— START INFORMATION PROVIDED —
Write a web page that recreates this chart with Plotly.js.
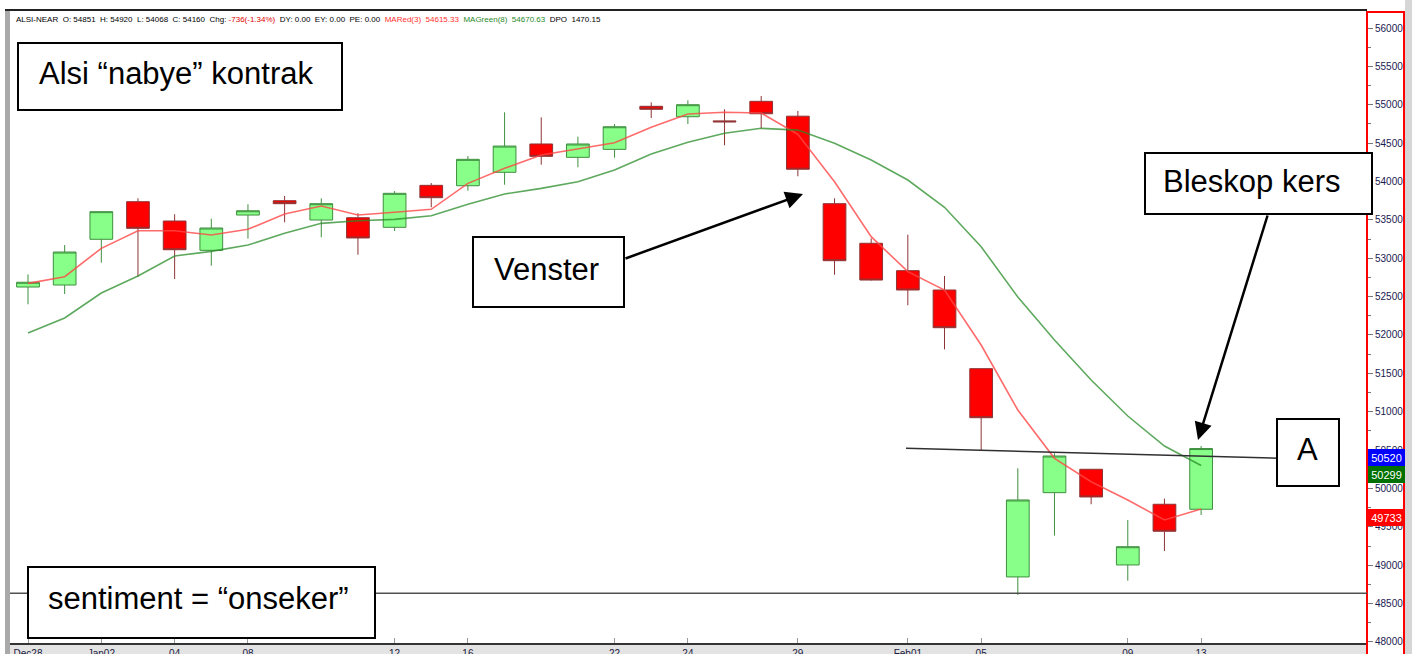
<!DOCTYPE html>
<html><head><meta charset="utf-8">
<script src="https://cdn.plot.ly/plotly-3.0.1.min.js"></script>
<style>html,body{margin:0;padding:0;background:#fff;overflow:hidden}#chart{width:1412px;height:654px}</style>
</head><body><div id="chart"></div>
<script>
// ---- data ----
const dates = ['Dec28','Dec29','Jan02','Jan03','Jan04','Jan05','Jan08','Jan09','Jan10','Jan11','Jan12','Jan15','Jan16','Jan17','Jan18','Jan19','Jan22','Jan23','Jan24','Jan25','Jan26','Jan29','Jan30','Jan31','Feb01','Feb02','Feb05','Feb06','Feb07','Feb08','Feb09','Feb12','Feb13'];
const openP  = [52625,52651,53247,53737,53485,53103,53563,53750,53498,53528,53403,53950,53945,54120,54489,54315,54419,54980,54844,54790,55045,54851,53711,53195,52838,52586,51561,48847,49945,50250,49003,49794,49729];
const highP  = [52790,53172,53610,53781,53573,53515,53703,53811,53781,53586,53876,53980,54332,54902,54836,54584,54749,55032,55058,54941,55114,54920,53781,53260,53307,52769,51561,50263,50458,50250,49589,49867,50553];
const lowP   = [52400,52534,52942,52759,52729,52903,53255,53468,53273,53046,53355,53664,53880,53958,54219,54185,54310,54827,54749,54472,54693,54068,52785,52710,52387,51813,50500,48612,49385,49794,48798,49185,49654];
const closeP = [52687,53081,53607,53390,53111,53394,53619,53711,53711,53264,53846,53789,54289,54462,54328,54489,54714,54941,55001,54778,54883,54160,52968,52716,52586,52095,50922,49850,50423,49889,49241,49442,50520];
const maRed3   = [52673,52759,53129,53359,53359,53303,53377,53576,53681,53563,53599,53638,53976,54172,54345,54423,54505,54706,54879,54902,54892,54615,53997,53281,52825,52586,51869,51023,50393,50088,49850,49589,49733];
const maGreen8 = [52026,52221,52547,52769,53029,53090,53172,53325,53455,53489,53507,53554,53703,53837,53911,53997,54150,54358,54511,54628,54693,54670,54498,54280,54019,53664,53150,52495,51935,51413,50944,50553,50299];
const tickDates = ['Dec28','Jan02','Jan04','Jan08','Jan12','Jan16','Jan22','Jan24','Jan29','Feb01','Feb05','Feb09','Feb13'];
const tickLabels = ['Dec28','Jan02','04','08','12','16','22','24','29','Feb01','05','09','13'];
const sentimentLevel = 48634;
const lineA = {x0:23.95, y0:50523, x1:34.15, y1:50393};
const lastLabels = [
  {v:50520, txt:'50520', bg:'#0000ff'},
  {v:50299, txt:'50299', bg:'#007000'},
  {v:49733, txt:'49733', bg:'#ff0000'}
];

// ---- pixel helpers for decorations ----
const L=10, R=1367, T=10, B=643;
const px = X => (X-L)/(R-L);
const py = Y => (B-Y)/(B-T);

const traces = [
  {type:'candlestick', x:dates, open:openP, high:highP, low:lowP, close:closeP,
   increasing:{fillcolor:'#88ff88', line:{color:'#3f8f3f', width:1}},
   decreasing:{fillcolor:'#ff0000', line:{color:'#8e3434', width:1}},
   whiskerwidth:0, hoverinfo:'none', showlegend:false},
  {type:'scatter', mode:'lines', x:dates, y:maRed3, line:{color:'rgba(255,70,70,0.8)', width:1.6}, hoverinfo:'none'},
  {type:'scatter', mode:'lines', x:dates, y:maGreen8, line:{color:'rgba(40,140,40,0.75)', width:1.6}, hoverinfo:'none'}
];

const box = (x0,y0,x1,y1) => ({type:'rect', xref:'paper', yref:'paper', x0:px(x0), x1:px(x1), y0:py(y1), y1:py(y0), fillcolor:'#ffffff', line:{color:'#000', width:2}, layer:'above'});
const shapes = [
  {type:'rect', xref:'paper', yref:'paper', x0:0, x1:1, y0:py(656), y1:py(643), fillcolor:'#e3e3e3', line:{width:0}, layer:'below'},
  {type:'rect', xref:'paper', yref:'paper', x0:px(5), x1:px(10), y0:py(656), y1:py(9), fillcolor:'#a9a9a9', line:{width:0}, layer:'above'},
  {type:'line', xref:'paper', yref:'paper', x0:px(5), x1:px(1367), y0:py(10), y1:py(10), line:{color:'#222', width:2}, layer:'above'},
  {type:'rect', xref:'paper', yref:'paper', x0:px(1367), x1:px(1404), y0:py(656), y1:py(12), fillcolor:'rgba(0,0,0,0)', line:{color:'#ff0000', width:2}, layer:'above'},
  {type:'rect', xref:'paper', yref:'paper', x0:px(1405), x1:px(1414), y0:py(656), y1:py(0), fillcolor:'#d6d6d6', line:{width:0}, layer:'above'},
  {type:'line', xref:'paper', yref:'y', x0:0, x1:1, y0:sentimentLevel, y1:sentimentLevel, line:{color:'#505050', width:1.5}, layer:'above'},
  {type:'line', xref:'x', yref:'y', x0:lineA.x0, y0:lineA.y0, x1:lineA.x1, y1:lineA.y1, line:{color:'#303030', width:1.5}, layer:'above'},
  box(18,43,342,110),
  box(473,237,624,307),
  box(1145,153,1372,214),
  box(1277,419,1339,486),
  box(28,567,375,638)
];

const bigFont = {family:'Liberation Sans, Arial, sans-serif', size:31, color:'#000'};
const txt = (t,X,Y) => ({xref:'paper', yref:'paper', x:px(X), y:py(Y), xanchor:'center', yanchor:'middle', text:t, showarrow:false, font:bigFont});
const nb = '\u00a0\u00a0';
const header = 'ALSI-NEAR'+nb+'O: 54851'+nb+'H: 54920'+nb+'L: 54068'+nb+'C: 54160'+nb+'Chg: <span style="color:#e00000">-736(-1.34%)</span>'+nb+'DY: 0.00'+nb+'EY: 0.00'+nb+'PE: 0.00'+nb+'<span style="color:#ff3030">MARed(3)'+nb+'54615.33</span>'+nb+'<span style="color:#2a8a2a">MAGreen(8)'+nb+'54670.63</span>'+nb+'DPO'+nb+'1470.15';
const annotations = [
  txt('Alsi \u201cnabye\u201d kontrak', 176, 73),
  txt('Venster', 546, 269),
  txt('Bleskop kers', 1251, 182),
  txt('A', 1307, 450),
  txt('sentiment = \u201conseker\u201d', 198, 598),
  {xref:'paper', yref:'paper', x:px(803), y:py(194), ax:-179, ay:65, text:'', showarrow:true, arrowhead:2, arrowsize:1.4, arrowwidth:2.5, arrowcolor:'#000', standoff:0},
  {xref:'paper', yref:'paper', x:px(1198), y:py(440), ax:70, ay:-226, text:'', showarrow:true, arrowhead:2, arrowsize:1.4, arrowwidth:2.5, arrowcolor:'#000', standoff:0},
  {xref:'paper', yref:'paper', x:px(14), y:py(20), xanchor:'left', yanchor:'middle', text:header, showarrow:false, font:{family:'Liberation Sans, Arial, sans-serif', size:8, color:'#000'}}
];
lastLabels.forEach(o => annotations.push({xref:'paper', yref:'y', x:px(1368), y:o.v, xanchor:'left', yanchor:'top', text:o.txt, showarrow:false, bgcolor:o.bg, bordercolor:o.bg, borderpad:1, width:33, height:13, font:{family:'Liberation Sans, Arial, sans-serif', size:11, color:'#fff'}}));

const layout = {
  width:1412, height:654, margin:{l:L, r:1412-R, t:T, b:654-B},
  paper_bgcolor:'#ffffff', plot_bgcolor:'#ffffff', showlegend:false,
  boxgap:0.38, boxgroupgap:0,
  xaxis:{type:'category', range:[-0.491, 36.525], tickvals:tickDates, ticktext:tickLabels,
    ticks:'inside', ticklen:5, tickcolor:'#999', showline:true, linecolor:'#333', linewidth:2,
    showgrid:false, zeroline:false, rangeslider:{visible:false}, fixedrange:true,
    tickfont:{family:'Liberation Sans, Arial, sans-serif', size:10, color:'#1a1a40'}},
  yaxis:{side:'right', range:[47986, 56235], dtick:500, tick0:0, tickformat:'d', ticks:'outside', ticklen:5, tickcolor:'#777',
    minor:{dtick:250, ticks:'outside', ticklen:3, tickcolor:'#777'},
    showgrid:false, zeroline:false, showline:false, fixedrange:true,
    tickfont:{family:'Liberation Sans, Arial, sans-serif', size:10, color:'#1a1a50'}},
  shapes:shapes, annotations:annotations
};
Plotly.newPlot('chart', traces, layout, {staticPlot:true, displayModeBar:false});
</script></body></html>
— END INFORMATION PROVIDED —
THE PROBLEM: Your task is to pick out every line with the string "chart" and copy it.

RESPONSE TO THIS TASK:
Write a web page that recreates this chart with Plotly.js.
<style>html,body{margin:0;padding:0;background:#fff;overflow:hidden}#chart{width:1412px;height:654px}</style>
</head><body><div id="chart"></div>
Plotly.newPlot('chart', traces, layout, {staticPlot:true, displayModeBar:false});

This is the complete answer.